O tom diverte, pois fala dos seres fantásticos com o mesmo rigor teórico dispensado aos reais
A construção da sociedade dos gnomos é também um pouco incongruente: num primeiro momento, afirma-se não haver classes, distinção entre ricos e pobres, e o rei é eleito por seu povo. Mais adiante, no entanto, menciona-se a “nobreza”, e os gnomos eleitos reis são sempre do tipo “doméstico”, próximos dos humanos, que os tornam mais instruídos. Ou seja, embora se afirme que em tudo os gnomos são melhores que os humanos (em termos físicos ou morais), os mais dignos de governar são aqueles “melhorados” pelo convívio com a humanidade. Humanos que, aliás, são bastante criticados no último capítulo, que narra a interação dos autores com um dos gnomos que lhes prestou “consultoria”.
A relação entre gnomos e animais é descrita em detalhes nas “lendas dos gnomos”, na parte final do livro. É interessante vê-los como verdadeiros amigos da natureza: vegetarianos que só comem ovos não fecundados de aves, que trocam por seus serviços. Há uma relação de amigável permuta. Essa conexão com o habitat e suas diversas populações animais aparece de maneira positiva ao longo do livro, mas é desmentida por frases curtas, fáceis de ignorar: o gnomo de jardim, “por ser bem instruído” (ou seja, próximo dos humanos) se sente deslocado na floresta. Mas há aí um vestígio da velha oposição entre natureza e cultura, na qual a última aparece como superior.

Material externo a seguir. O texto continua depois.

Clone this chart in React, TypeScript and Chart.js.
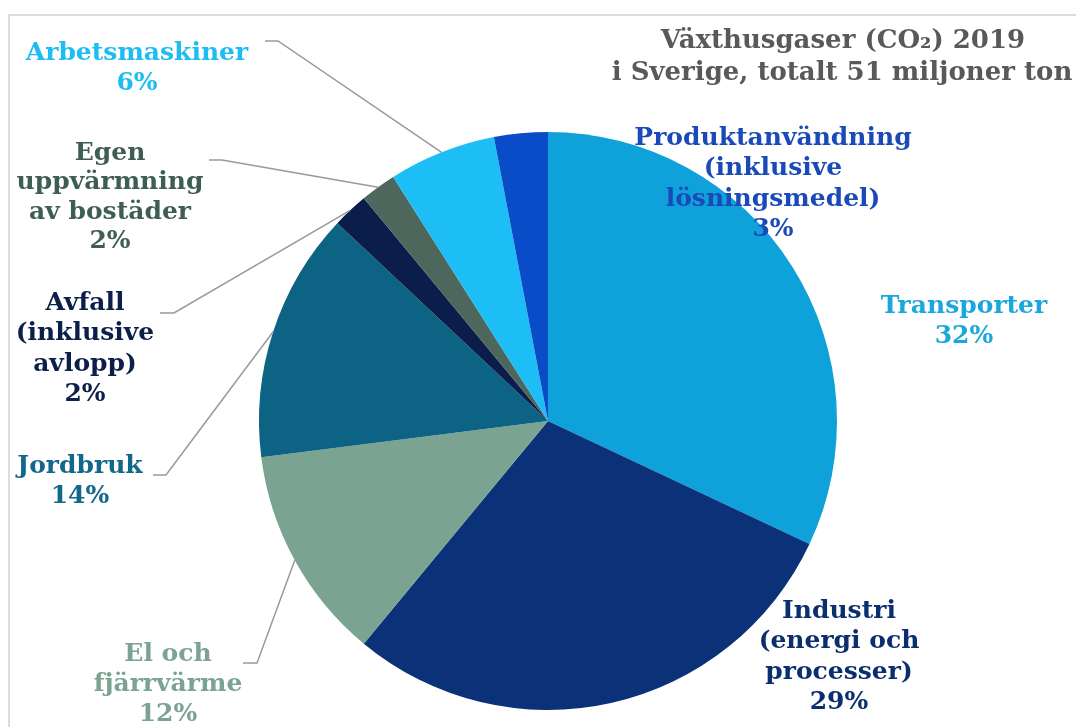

Gnomos traz também duas partituras de canções dos seres mágicos, contribuindo para o jeito de estudo etnográfico, acessível a crianças mais crescidas. As muitas aquarelas espalhadas nas páginas remetem às lendas, aos contos de fadas e às fábulas, e o texto “acadêmico”, aos livros de curiosidades pelos quais tantas crianças se apaixonam e que frequentemente despertam as primeiras faíscas para uma futura profissão. O fato de haver tanto de história e ciência em meio à ficção fantástica também cria um desejo de descobrir: quanto disso é verdade?
Matéria publicada na edição impressa #74 em setembro de 2023.